Claire’s writing has been called ‘arresting and original’, re-defining the boundaries of genre to create novels that surprise and delight. Claire is set to take us through this fascinating area in Blending Genre on March 20.

We talked to Claire about the appeal of bending and blending genre, and the writing life.

 

Writers SA: Hi Claire, can you tell our readers a little about yourself and your writing?

Claire G. Coleman: I am a Noongar woman, born in Perth and living mostly in Melbourne. My writing has always been a tool to unpack colonization and its effects in Australia.

What is your writing routine?

I get up at 5am pretty much every morning and write until either I have to go somewhere of until I finish what has to be done. On really bad weeks that can be 11pm so I can sometimes have a pretty long working day.
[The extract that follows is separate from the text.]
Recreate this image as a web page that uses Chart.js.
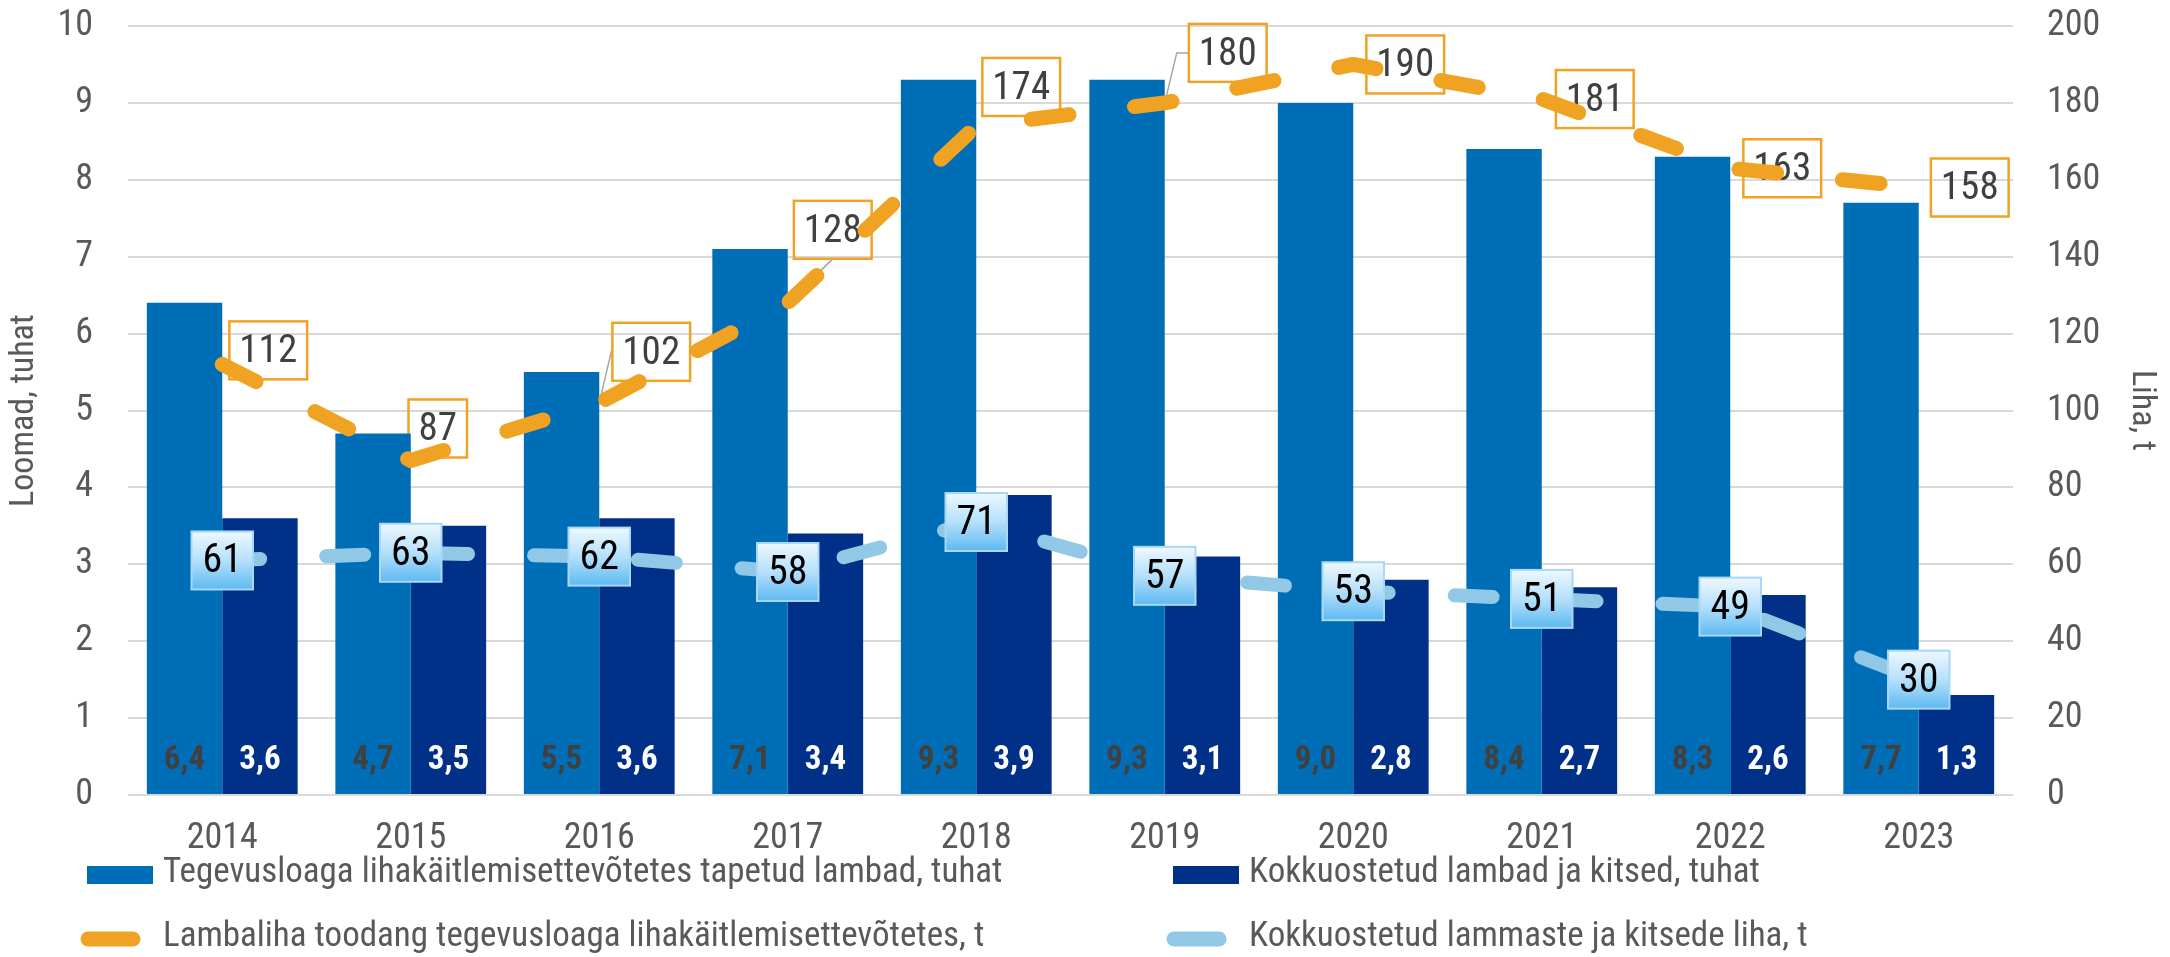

The Old Lie and Terra Nullius are award-winning bestsellers at the forefront of speculative fiction/sci-fi in Australia – what drew you to those genres?

I have always been a fan of science fiction, fantasy and speculative fiction and when I write I think in the tropes and structures of those genres.

Your prose often reads like poetry, and your work has been described as literary, historical, speculative and science fiction; what is your approach to genre?

Years ago I read somewhere to write what you want to read. I have always wished that books with spec-fic themes written in a more lyrical style existed. They are not common so I had to create them.

How useful do you think genre labels are for your own fiction, and more widely?

Genre labels are useful as they help people find books they like, but they are problematic as they are hierarchical, with “contemporary realist” fiction being seen as superior to speculative genres. Also, they are a problem for me because bookshops don’t know where to put my books.

What genres and authors have most influenced your writing?

I have been strongly influenced by science fiction such as Sheri S Tepper and poetry such as Dorothy Porter.

What are genre-blending or bending books that you’d recommend?

The Monkey’s Mask by Dorothy Porter which is a detective story in verse. Frankenstein, the old classic, bent genre because it existed before the genres did. Frankenstein, frankly, is a blend of sci-fi and horror before sci-fi existed and when horror had always been supernatural. There are so many works that would never have existed without Mary Shelley.

Many of our readers are curious about your workshop – can you give them an idea of what to expect?

I have had much success in breaking the genre conventions and, to an extent, changing how genres are seen in the Australian literary landscape. I hope I can aid the attendees to the workshop in doing that themselves.

Any favourite words/phrases? Least favourite?

My favourite word changes constantly. My favourite word this week is “historiography” because no other word says quite as much as it about what’s wrong with our understanding of the word. My least favourite today is “then” because it’s the word I have found myself using too much recently and I hate overusing daggy words.

Favourite punctuation?

Semicolon.

Em or en dash?

Both, they are so different.

Best writing snack?

Prosciutto and cheese.

What are you working on next?

I have three major works on the go, editing a book of non-fiction, editing my third novel and developing/editing a genre-bending play. That’s probably enough but I have ideas for another couple of novels on the go.